Five Eternal Gifts from God - Faith 3
And you were dead in the trespasses and sins in which you once walked, following the course of this world, following the prince of the power of the air, the spirit that is now at work in the sons of disobedience—among whom we all once lived in the passions of our flesh, carrying out the desires of the body and the mind, and were by nature children of wrath, like the rest of mankind. But God, being rich in mercy, because of the great love with which he loved us, even when we were dead in our trespasses, made us alive together with Christ—by grace you have been saved—and raised us up with him and seated us with him in the heavenly places in Christ Jesus, so that in the coming ages he might show the immeasurable riches of his grace in kindness toward us in Christ Jesus. For by grace you have been saved through faith. And this is not your own doing; it is the gift of God, not a result of works, so that no one may boast. For we are his workmanship, created in Christ Jesus for good works, which God prepared beforehand, that we should walk in them. (Ephesians 2:1-10 ESV)
The Gospel is the message that God is holy and man is sinful. God became a human being in the person of Jesus Christ in order to live a sinless life, die a substitutionary death on the cross, be buried and rise from the dead. He ascended to the right hand of God the Father, will return in power might and glory and salvation is by grace alone, through faith alone in Christ alone.
When God-given saving faith is exercised by the regenerated sinner in the person and atoning work of Jesus Christ, the sinner becomes a child of God. The result of this act of faith, or believing, is as follows:
- Justification. God declares the guilty sinner righteous. The sinner’s guilt is removed by the imputation of Christ’s righteousness. Romans 3:21-26; Philippians 3:1-9; Romans 8:28-33. From the positive viewpoint, the basis of justification is God’s grace as manifested in our Lord’s perfect life of obedience and His sacrificial, substitutionary death. See also Romans 4:1-6; I Corinthians 1:30 and 2 Corinthians 5:21. God has accomplished what man was unable to do for himself and what God has done is quite unmerited, unprompted and unsought.
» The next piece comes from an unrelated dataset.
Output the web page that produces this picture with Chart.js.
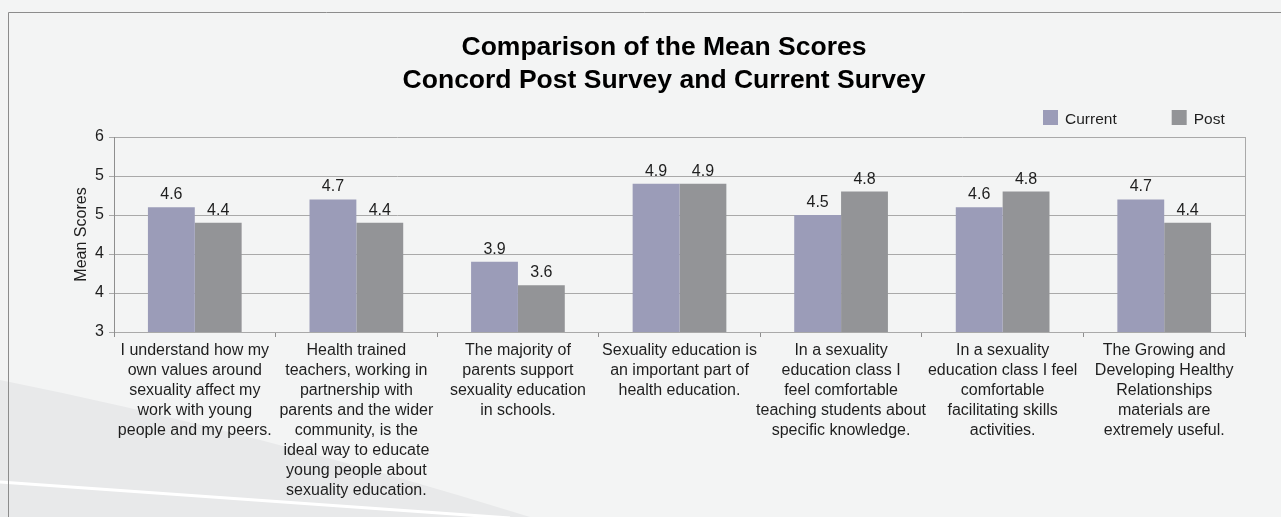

Justification brings about assurance for the forgiveness of sins (Romans 4:16) and glorification of God rather than self (Ephesians 2:8-9; 1:6-7).
- Adoption. This is a present reality. See Romans 8:15-16; Galatians 4:1-5; Ephesians 1:5. Fallen sinners are strangers to the family of God and are indeed enemies of God (Romans 5:10). They are their father the devil (John 8:44). They are slaves to sin (Romans 6). From this condition, the sinner is gracious invited to become God’s child, given the ability to receive this invitation as their own and to joined with not only God the Father, Son and Holy Spirit but with other members of the family God: other believers. They are called children of God and may refer to address God as Father.
- Sanctification. A life of holiness. This has to do with our present existence rather than just a future heavenly existence. When anyone is converted from death unto new life in Christ, the result is now a life and lifestyle that reflects the holiness of God and obedience to God’s commands.
These importance aspects of salvation are explained in the latter part of Ephesians 2. We have previously noted the gift of God’s grace in vs. 1-7 as the basis or motivation by God to save sinners. In vs. 8-9 we not only see God’s grace as the sole motivation unto salvation but God given faith as the sole or only means by which God’s saving grace, and its corresponding results, are applied to the sinner.